LISTED ENTRIES >>
------------------------------

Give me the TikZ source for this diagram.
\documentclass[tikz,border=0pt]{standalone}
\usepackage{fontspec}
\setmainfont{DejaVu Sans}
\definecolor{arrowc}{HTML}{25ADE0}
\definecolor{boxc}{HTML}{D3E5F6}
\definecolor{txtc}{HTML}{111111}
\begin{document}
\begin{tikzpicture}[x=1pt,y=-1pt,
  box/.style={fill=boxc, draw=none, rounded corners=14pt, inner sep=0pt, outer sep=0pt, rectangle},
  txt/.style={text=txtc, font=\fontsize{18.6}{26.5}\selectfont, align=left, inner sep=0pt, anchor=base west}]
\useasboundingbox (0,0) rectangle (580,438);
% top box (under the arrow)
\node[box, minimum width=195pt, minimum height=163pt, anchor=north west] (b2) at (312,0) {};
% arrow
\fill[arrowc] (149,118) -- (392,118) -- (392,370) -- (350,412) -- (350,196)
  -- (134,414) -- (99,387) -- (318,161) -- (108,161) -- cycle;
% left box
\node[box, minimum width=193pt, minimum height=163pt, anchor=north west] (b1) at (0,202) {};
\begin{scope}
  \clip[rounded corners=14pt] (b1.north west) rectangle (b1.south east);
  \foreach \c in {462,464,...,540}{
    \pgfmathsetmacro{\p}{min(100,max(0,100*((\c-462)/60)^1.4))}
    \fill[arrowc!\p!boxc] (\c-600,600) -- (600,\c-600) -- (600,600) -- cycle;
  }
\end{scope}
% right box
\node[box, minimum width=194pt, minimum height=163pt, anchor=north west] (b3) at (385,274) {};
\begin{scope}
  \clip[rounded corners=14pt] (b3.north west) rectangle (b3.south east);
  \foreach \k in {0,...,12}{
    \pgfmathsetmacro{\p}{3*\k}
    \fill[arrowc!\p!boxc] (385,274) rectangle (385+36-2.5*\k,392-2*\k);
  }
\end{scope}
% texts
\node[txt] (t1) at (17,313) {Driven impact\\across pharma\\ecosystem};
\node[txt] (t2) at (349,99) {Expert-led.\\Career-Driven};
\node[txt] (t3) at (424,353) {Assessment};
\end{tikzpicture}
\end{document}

------------------------------

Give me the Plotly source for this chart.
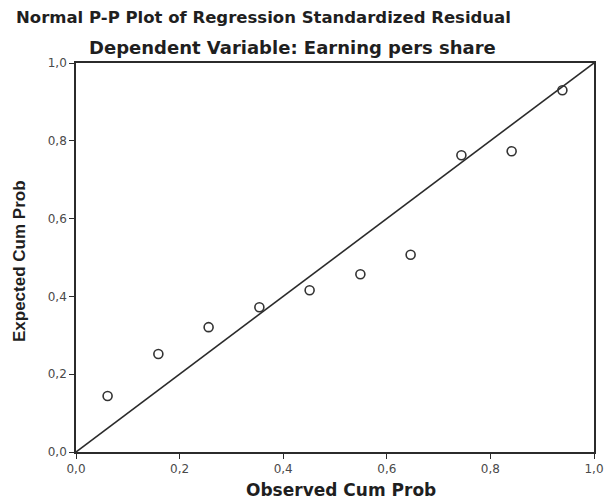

------------------------------

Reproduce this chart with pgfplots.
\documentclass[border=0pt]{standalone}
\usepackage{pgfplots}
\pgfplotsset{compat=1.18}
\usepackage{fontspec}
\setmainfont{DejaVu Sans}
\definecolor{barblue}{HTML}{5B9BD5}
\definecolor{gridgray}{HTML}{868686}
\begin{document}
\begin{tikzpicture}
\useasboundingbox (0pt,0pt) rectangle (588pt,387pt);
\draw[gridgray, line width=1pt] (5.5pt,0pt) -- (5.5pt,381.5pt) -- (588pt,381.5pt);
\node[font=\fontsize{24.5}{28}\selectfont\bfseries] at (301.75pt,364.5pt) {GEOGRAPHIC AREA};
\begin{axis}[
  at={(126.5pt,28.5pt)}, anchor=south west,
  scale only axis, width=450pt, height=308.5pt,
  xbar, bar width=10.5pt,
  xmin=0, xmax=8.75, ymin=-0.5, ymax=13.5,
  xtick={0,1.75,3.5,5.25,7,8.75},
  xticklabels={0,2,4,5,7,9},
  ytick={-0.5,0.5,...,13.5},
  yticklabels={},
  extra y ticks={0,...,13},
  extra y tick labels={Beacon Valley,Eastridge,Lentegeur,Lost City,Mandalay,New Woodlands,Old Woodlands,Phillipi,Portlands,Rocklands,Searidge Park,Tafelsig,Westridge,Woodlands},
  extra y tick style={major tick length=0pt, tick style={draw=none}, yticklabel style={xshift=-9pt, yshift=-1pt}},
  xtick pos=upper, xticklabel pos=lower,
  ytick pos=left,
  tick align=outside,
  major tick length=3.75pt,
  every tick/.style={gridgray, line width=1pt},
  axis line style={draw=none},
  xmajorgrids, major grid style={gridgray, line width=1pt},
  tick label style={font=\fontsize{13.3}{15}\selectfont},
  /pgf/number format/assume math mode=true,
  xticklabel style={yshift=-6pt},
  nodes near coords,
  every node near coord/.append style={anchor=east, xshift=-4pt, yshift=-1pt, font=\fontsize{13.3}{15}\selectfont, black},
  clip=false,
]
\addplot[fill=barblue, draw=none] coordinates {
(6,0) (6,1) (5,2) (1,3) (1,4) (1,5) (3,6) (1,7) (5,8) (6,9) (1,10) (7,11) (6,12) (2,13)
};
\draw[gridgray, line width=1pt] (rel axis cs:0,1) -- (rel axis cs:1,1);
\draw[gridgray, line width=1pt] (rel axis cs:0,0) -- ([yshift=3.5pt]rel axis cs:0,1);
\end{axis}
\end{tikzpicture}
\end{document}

------------------------------

TASK >>
Give only the number of lines in the data that include the string "this".

EXERCISE ANSWER >>
3